● GIVEN TASK
Please transcribe the listing below in full and word for word, without its pictures.

● INFORMATION PROVIDED
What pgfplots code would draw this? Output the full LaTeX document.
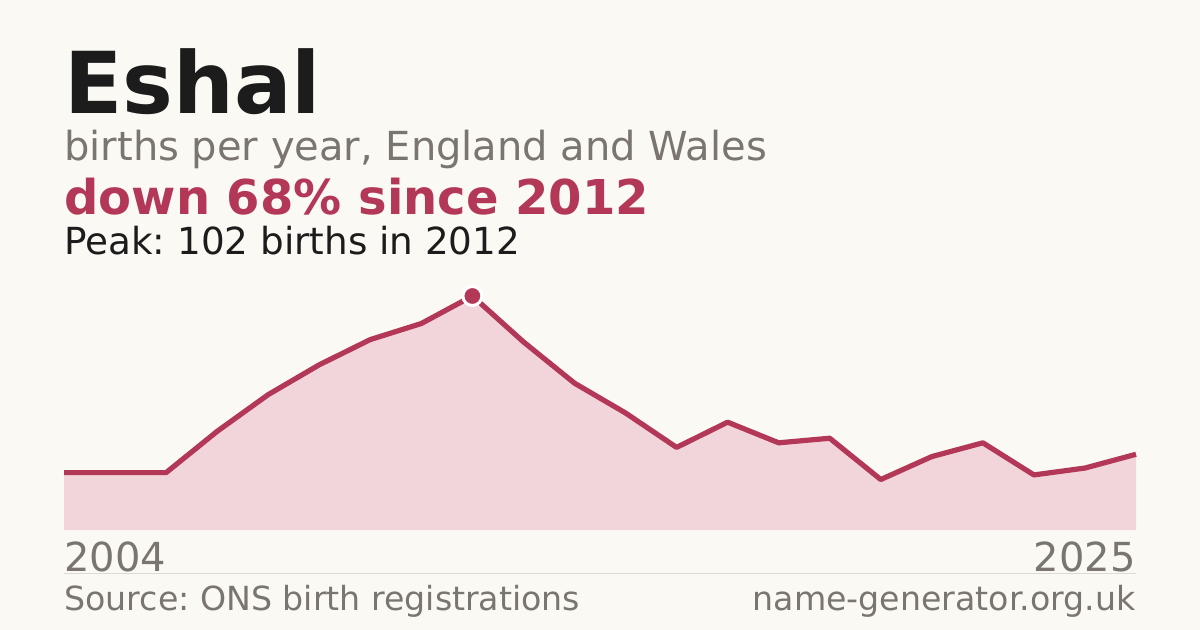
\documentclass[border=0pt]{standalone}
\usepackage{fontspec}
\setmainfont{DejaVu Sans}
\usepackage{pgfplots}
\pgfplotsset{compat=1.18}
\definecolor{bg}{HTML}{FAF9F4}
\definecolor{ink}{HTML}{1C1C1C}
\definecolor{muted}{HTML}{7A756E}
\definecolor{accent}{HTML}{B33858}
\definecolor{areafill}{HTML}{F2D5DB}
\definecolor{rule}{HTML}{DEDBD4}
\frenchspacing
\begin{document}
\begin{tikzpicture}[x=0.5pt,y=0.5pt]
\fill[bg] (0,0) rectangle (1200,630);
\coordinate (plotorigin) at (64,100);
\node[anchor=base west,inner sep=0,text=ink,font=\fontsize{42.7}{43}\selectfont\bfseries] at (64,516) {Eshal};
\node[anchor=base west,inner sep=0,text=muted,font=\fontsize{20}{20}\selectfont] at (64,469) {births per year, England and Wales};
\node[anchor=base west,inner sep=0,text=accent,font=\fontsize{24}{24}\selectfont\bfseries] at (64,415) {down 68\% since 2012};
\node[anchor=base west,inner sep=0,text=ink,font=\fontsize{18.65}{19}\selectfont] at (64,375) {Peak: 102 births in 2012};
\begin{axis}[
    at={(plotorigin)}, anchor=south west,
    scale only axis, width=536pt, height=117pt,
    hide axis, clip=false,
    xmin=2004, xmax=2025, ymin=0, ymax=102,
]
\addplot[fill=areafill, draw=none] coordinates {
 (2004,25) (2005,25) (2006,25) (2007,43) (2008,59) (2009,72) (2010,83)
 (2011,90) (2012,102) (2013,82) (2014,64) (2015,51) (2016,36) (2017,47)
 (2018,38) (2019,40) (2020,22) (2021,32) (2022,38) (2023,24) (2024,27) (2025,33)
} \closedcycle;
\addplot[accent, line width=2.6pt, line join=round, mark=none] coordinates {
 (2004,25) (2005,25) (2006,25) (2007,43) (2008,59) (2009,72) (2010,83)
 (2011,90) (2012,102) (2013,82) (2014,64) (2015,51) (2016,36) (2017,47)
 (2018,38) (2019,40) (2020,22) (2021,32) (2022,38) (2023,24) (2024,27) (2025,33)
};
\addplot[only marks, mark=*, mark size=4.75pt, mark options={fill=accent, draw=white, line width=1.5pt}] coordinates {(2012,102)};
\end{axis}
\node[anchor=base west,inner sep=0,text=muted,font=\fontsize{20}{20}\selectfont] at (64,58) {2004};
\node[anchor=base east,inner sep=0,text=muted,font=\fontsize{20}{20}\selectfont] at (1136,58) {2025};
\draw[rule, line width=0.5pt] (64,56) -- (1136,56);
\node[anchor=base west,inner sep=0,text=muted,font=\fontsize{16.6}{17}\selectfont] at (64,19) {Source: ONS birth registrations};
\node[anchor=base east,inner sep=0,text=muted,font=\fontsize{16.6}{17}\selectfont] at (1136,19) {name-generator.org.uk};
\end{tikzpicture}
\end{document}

● ANSWER
What pgfplots code would draw this? Output the full LaTeX document.
\documentclass[border=0pt]{standalone}
\usepackage{fontspec}
\setmainfont{DejaVu Sans}
\usepackage{pgfplots}
\pgfplotsset{compat=1.18}
\definecolor{bg}{HTML}{FAF9F4}
\definecolor{ink}{HTML}{1C1C1C}
\definecolor{muted}{HTML}{7A756E}
\definecolor{accent}{HTML}{B33858}
\definecolor{areafill}{HTML}{F2D5DB}
\definecolor{rule}{HTML}{DEDBD4}
\frenchspacing
\begin{document}
\begin{tikzpicture}[x=0.5pt,y=0.5pt]
\fill[bg] (0,0) rectangle (1200,630);
\coordinate (plotorigin) at (64,100);
\node[anchor=base west,inner sep=0,text=ink,font=\fontsize{42.7}{43}\selectfont\bfseries] at (64,516) {Eshal};
\node[anchor=base west,inner sep=0,text=muted,font=\fontsize{20}{20}\selectfont] at (64,469) {births per year, England and Wales};
\node[anchor=base west,inner sep=0,text=accent,font=\fontsize{24}{24}\selectfont\bfseries] at (64,415) {down 68\% since 2012};
\node[anchor=base west,inner sep=0,text=ink,font=\fontsize{18.65}{19}\selectfont] at (64,375) {Peak: 102 births in 2012};
\begin{axis}[
    at={(plotorigin)}, anchor=south west,
    scale only axis, width=536pt, height=117pt,
    hide axis, clip=false,
    xmin=2004, xmax=2025, ymin=0, ymax=102,
]
\addplot[fill=areafill, draw=none] coordinates {
 (2004,25) (2005,25) (2006,25) (2007,43) (2008,59) (2009,72) (2010,83)
 (2011,90) (2012,102) (2013,82) (2014,64) (2015,51) (2016,36) (2017,47)
 (2018,38) (2019,40) (2020,22) (2021,32) (2022,38) (2023,24) (2024,27) (2025,33)
} \closedcycle;
\addplot[accent, line width=2.6pt, line join=round, mark=none] coordinates {
 (2004,25) (2005,25) (2006,25) (2007,43) (2008,59) (2009,72) (2010,83)
 (2011,90) (2012,102) (2013,82) (2014,64) (2015,51) (2016,36) (2017,47)
 (2018,38) (2019,40) (2020,22) (2021,32) (2022,38) (2023,24) (2024,27) (2025,33)
};
\addplot[only marks, mark=*, mark size=4.75pt, mark options={fill=accent, draw=white, line width=1.5pt}] coordinates {(2012,102)};
\end{axis}
\node[anchor=base west,inner sep=0,text=muted,font=\fontsize{20}{20}\selectfont] at (64,58) {2004};
\node[anchor=base east,inner sep=0,text=muted,font=\fontsize{20}{20}\selectfont] at (1136,58) {2025};
\draw[rule, line width=0.5pt] (64,56) -- (1136,56);
\node[anchor=base west,inner sep=0,text=muted,font=\fontsize{16.6}{17}\selectfont] at (64,19) {Source: ONS birth registrations};
\node[anchor=base east,inner sep=0,text=muted,font=\fontsize{16.6}{17}\selectfont] at (1136,19) {name-generator.org.uk};
\end{tikzpicture}
\end{document}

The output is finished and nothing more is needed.